Ghazala, 81, said she had been rescued along with a few animals after flames came dangerously close to her house.
“I don’t know where to go now. Should I stay in the fields, forests or mountains?” she asked, on the verge of tears.
“I really don’t know where I should go.”
The Justice Ministry launched an inquiry after Interior Minister Kamel Beldjoud suggested some of this year’s blazes were started deliberately, and authorities on Thursday announced four arrests of suspected arsonists.
But officials have also been accused of a lack of preparation, with few firefighting aircraft available despite record casualties in last year’s blazes and a cash windfall from gas exports with global energy prices soaring.
Authorities said they deployed more than 1,700 firefighters over Wednesday and Thursday.
The dead included more than 10 children and a similar number of firefighters, according to multiple sources including local journalists and the fire service.
Most were in the El Tarf region near Algeria’s eastern border with Tunisia, an area which was sweltering earlier this week in 48 degree Celsius heat.
Algerians both at home and in the diaspora have mobilized to collect clothing, medicines and food to help those affected.
Late on Thursday, dozens of trucks carrying humanitarian aid from various cities arrived in El Tarf, regional authorities said.
European Union foreign policy chief Josep Borrell also offered support to Algerians “hard-hit by the terrible fires.”
Writing on Twitter, he said: “The EU stands by your side in these difficult times.”
Twelve people burned to death in their bus as they tried to escape when fire ripped through an animal park, a witness who asked not to be named said.
When “nobody came to help us, neither the fire service nor anyone else,” park staff assisted families with young children to escape as flames encroached on the area, Takeddine, a worker at the park, said.

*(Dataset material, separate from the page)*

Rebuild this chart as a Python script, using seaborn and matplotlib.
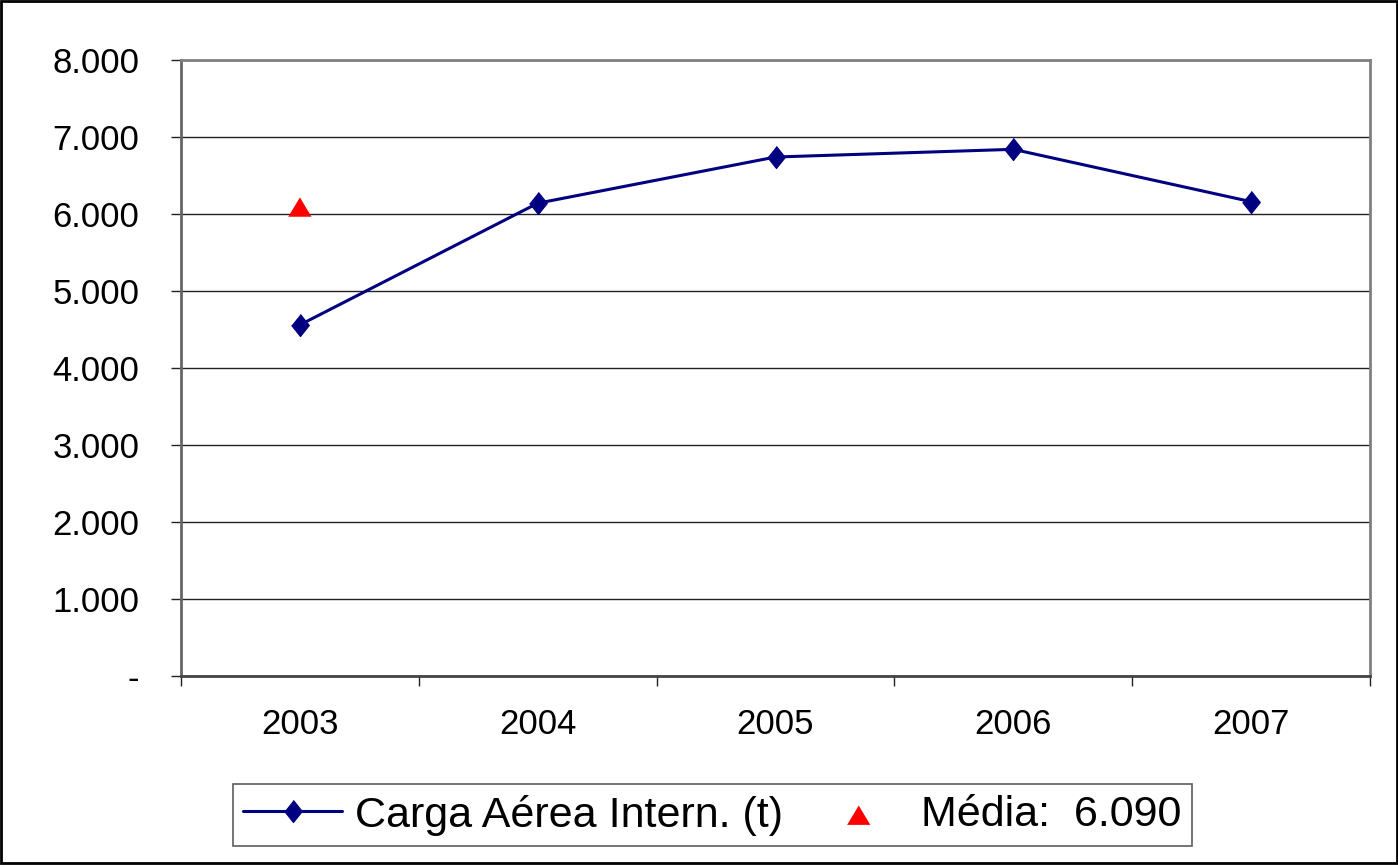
import matplotlib
matplotlib.use('Agg')
import numpy as np
import pandas as pd
import matplotlib.pyplot as plt
import seaborn as sns
from matplotlib.patches import Rectangle
from matplotlib.ticker import FuncFormatter

years = ["2003", "2004", "2005", "2006", "2007"]
carga = [4560, 6140, 6740, 6840, 6160]
media_year = ["2003"]
media = [6090]
yticks = [0, 1000, 2000, 3000, 4000, 5000, 6000, 7000, 8000]

sns.set_style("white")
plt.rcParams['font.family'] = ['Liberation Sans', 'DejaVu Sans']
plt.rcParams['text.color'] = 'black'
plt.rcParams['xtick.color'] = 'black'
plt.rcParams['ytick.color'] = 'black'

df = pd.DataFrame({"Ano": years, "Carga": carga})
df_media = pd.DataFrame({"Ano": media_year, "Media": media})

fig = plt.figure(figsize=(13.98, 8.67), dpi=100)
ax = fig.add_axes([181 / 1398, 1 - 676 / 867, (1370 - 181) / 1398, (676 - 60) / 867])

diamond = [(0, 1), (0.8, 0), (0, -1), (-0.8, 0)]
triangle = [(0, 1), (-1.2, -1), (1.2, -1)]

sns.lineplot(data=df, x="Ano", y="Carga", ax=ax, color="#000080", linewidth=2.2,
             marker=diamond, markersize=16, markeredgecolor="#000080",
             label="Carga Aérea Intern. (t)", legend=False, sort=False)
sns.scatterplot(data=df_media, x="Ano", y="Media", ax=ax, color="#ff0000",
                marker=triangle, s=280, edgecolor="none",
                label="Média:  6.090", legend=False)

ax.set_xlim(-0.5, len(years) - 0.5)
ax.set_ylim(0, 8000)
ax.set_yticks(yticks)
ax.yaxis.set_major_formatter(FuncFormatter(
    lambda v, p: "-" if v == 0 else f"{int(v):,}".replace(",", ".")))

# category boundaries as ticks, labels at centres
ax.set_xticks(np.arange(-0.5, len(years), 1.0))
ax.set_xticklabels([])
ax.set_xticks(np.arange(len(years)), minor=True)
ax.set_xticklabels(years, minor=True)
ax.tick_params(axis="x", which="major", direction="out", length=7, width=1, color="#222222", bottom=True)
ax.tick_params(axis="x", which="minor", length=0, pad=23, labelsize=25)
ax.tick_params(axis="y", direction="out", length=7, width=1, color="#222222", pad=23, labelsize=25, left=True)

ax.set_xlabel("")
ax.set_ylabel("")
ax.grid(axis="y", color="#222222", linewidth=1.0)
ax.set_axisbelow(True)

for s in ["top", "right"]:
    ax.spines[s].set_color("#808080")
    ax.spines[s].set_linewidth(2)
ax.spines["left"].set_color("#666666")
ax.spines["left"].set_linewidth(2)
ax.spines["bottom"].set_color("#444444")
ax.spines["bottom"].set_linewidth(2)

handles, labels = ax.get_legend_handles_labels()
leg = fig.legend(handles, labels, loc="center",
                 bbox_to_anchor=((232 + 1193) / 2 / 1398, 1 - 815 / 867),
                 ncol=2, fontsize=31, frameon=True, fancybox=False,
                 handlelength=2.3, handletextpad=0.3, columnspacing=0.6,
                 borderpad=0.25, borderaxespad=0, scatterpoints=1)
leg.get_frame().set_edgecolor("#333333")
leg.get_frame().set_linewidth(1.2)

fig.patches.append(Rectangle((0.001, 0.005), 0.998, 0.994, transform=fig.transFigure,
                             fill=False, edgecolor="black", linewidth=2))

fig.savefig("out.png", dpi=100)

Fires last year killed at least 90 people and seared 100,000 hectares of forest and farmland in the country’s north.
Experts have called for a major effort to bolster the firefighting capacity of Algeria, which has more than 4 million hectares of forest.
Algeria had agreed to buy seven firefighting aircraft from Spanish firm Plysa, but canceled the contract following a diplomatic row over the Western Sahara in late June, according to specialist website Mena Defense.
Spain, too, has this year battled hundreds of wildfires following punishing heat waves and long dry spells.
On Thursday, Algeria’s Prime Minister Aimene Benabderrahmane defended the government’s response.
He said his country had ordered four new firefighting aircraft but they would not be available until December.
The prime minister added that strong winds had exacerbated the fires and authorities deployed “all their means” to extinguish them.